## Given data
..........

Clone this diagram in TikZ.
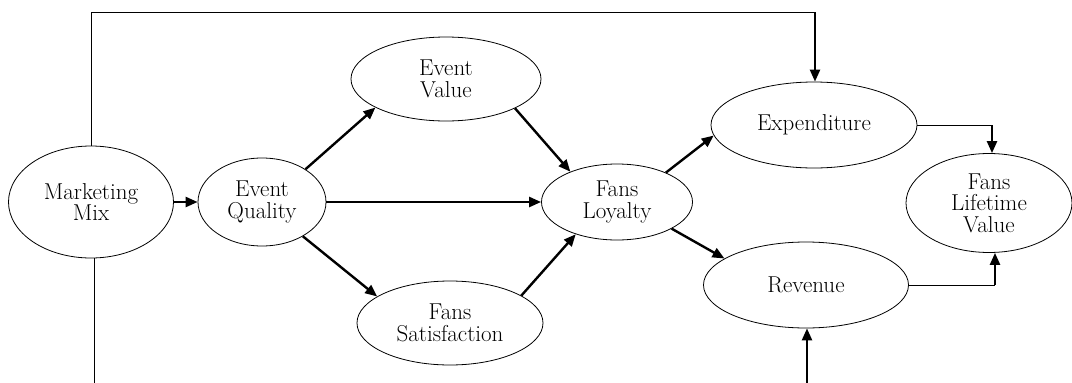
\documentclass[tikz,border=0pt]{standalone}
\usetikzlibrary{shapes.geometric,arrows.meta}
\begin{document}
\begin{tikzpicture}[x=1pt,y=-1pt,
  oval/.style={draw=black,line width=0.8pt,ellipse,inner sep=0pt,align=center,
    font=\fontsize{23}{21.5}\selectfont},
  thinline/.style={draw=black,line width=1pt},
  thickarrow/.style={draw=black,line width=2.4pt,-{Triangle[length=12pt,width=10pt]}},
]
\useasboundingbox (0,0) rectangle (1072,383);
\node[oval,minimum width=165pt,minimum height=112pt] (mm) at (91,202) {Marketing\\Mix};
\node[oval,minimum width=128pt,minimum height=88pt] (eq) at (262,202) {Event\\Quality};
\node[oval,minimum width=190pt,minimum height=84pt] (ev) at (446,79) {Event\\Value};
\node[oval,minimum width=186pt,minimum height=84pt] (fs) at (450,323) {Fans\\Satisfaction};
\node[oval,minimum width=151pt,minimum height=76pt] (fl) at (617,202) {Fans\\Loyalty};
\node[oval,minimum width=206pt,minimum height=86pt] (ex) at (814,125) {Expenditure};
\node[oval,minimum width=205pt,minimum height=86pt] (rv) at (806,285) {Revenue};
\node[oval,minimum width=166pt,minimum height=99pt] (fv) at (989,203) {Fans\\Lifetime\\Value};

\coordinate (tl) at (91,12);
\coordinate (tr) at (815,12);
\coordinate (bl) at (94,383);
\coordinate (br) at (807,383);
\coordinate (ea) at (992,125);
\coordinate (ra) at (995,285);

% top loop
\draw[thinline] (mm.north) -- (tl) -- (tr);
\draw[thickarrow] (tr) -- (tr |- ex.north);
% bottom stubs
\draw[thinline] (mm.south -| bl) -- (bl);
\draw[thickarrow] (br) -- (br |- rv.south);

\draw[thickarrow] (mm.east) -- (eq.west);
\draw[thickarrow] (eq.east) -- (fl.west);
\draw[thickarrow] (eq.37) -- (ev.202);
\draw[thickarrow] (eq.320) -- (fs.160);
\draw[thickarrow] (ev.337) -- (fl.147);
\draw[thickarrow] (fs.21) -- (fl.218);
\draw[thickarrow] (fl.31) -- (ex.186);
\draw[thickarrow] (fl.334) -- (rv.162);

\draw[thinline] (ex.east) -- (ea);
\draw[thickarrow] (ea) -- (ea |- fv.north);
\draw[thinline] (rv.east) -- (ra);
\draw[thickarrow] (ra) -- (ra |- fv.south);
\end{tikzpicture}
\end{document}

..........

## Written exercise
Using the material above, set down every line exactly, but skip the pictures.

## Result below
Clone this diagram in TikZ.
\documentclass[tikz,border=0pt]{standalone}
\usetikzlibrary{shapes.geometric,arrows.meta}
\begin{document}
\begin{tikzpicture}[x=1pt,y=-1pt,
  oval/.style={draw=black,line width=0.8pt,ellipse,inner sep=0pt,align=center,
    font=\fontsize{23}{21.5}\selectfont},
  thinline/.style={draw=black,line width=1pt},
  thickarrow/.style={draw=black,line width=2.4pt,-{Triangle[length=12pt,width=10pt]}},
]
\useasboundingbox (0,0) rectangle (1072,383);
\node[oval,minimum width=165pt,minimum height=112pt] (mm) at (91,202) {Marketing\\Mix};
\node[oval,minimum width=128pt,minimum height=88pt] (eq) at (262,202) {Event\\Quality};
\node[oval,minimum width=190pt,minimum height=84pt] (ev) at (446,79) {Event\\Value};
\node[oval,minimum width=186pt,minimum height=84pt] (fs) at (450,323) {Fans\\Satisfaction};
\node[oval,minimum width=151pt,minimum height=76pt] (fl) at (617,202) {Fans\\Loyalty};
\node[oval,minimum width=206pt,minimum height=86pt] (ex) at (814,125) {Expenditure};
\node[oval,minimum width=205pt,minimum height=86pt] (rv) at (806,285) {Revenue};
\node[oval,minimum width=166pt,minimum height=99pt] (fv) at (989,203) {Fans\\Lifetime\\Value};

\coordinate (tl) at (91,12);
\coordinate (tr) at (815,12);
\coordinate (bl) at (94,383);
\coordinate (br) at (807,383);
\coordinate (ea) at (992,125);
\coordinate (ra) at (995,285);

% top loop
\draw[thinline] (mm.north) -- (tl) -- (tr);
\draw[thickarrow] (tr) -- (tr |- ex.north);
% bottom stubs
\draw[thinline] (mm.south -| bl) -- (bl);
\draw[thickarrow] (br) -- (br |- rv.south);

\draw[thickarrow] (mm.east) -- (eq.west);
\draw[thickarrow] (eq.east) -- (fl.west);
\draw[thickarrow] (eq.37) -- (ev.202);
\draw[thickarrow] (eq.320) -- (fs.160);
\draw[thickarrow] (ev.337) -- (fl.147);
\draw[thickarrow] (fs.21) -- (fl.218);
\draw[thickarrow] (fl.31) -- (ex.186);
\draw[thickarrow] (fl.334) -- (rv.162);

\draw[thinline] (ex.east) -- (ea);
\draw[thickarrow] (ea) -- (ea |- fv.north);
\draw[thinline] (rv.east) -- (ra);
\draw[thickarrow] (ra) -- (ra |- fv.south);
\end{tikzpicture}
\end{document}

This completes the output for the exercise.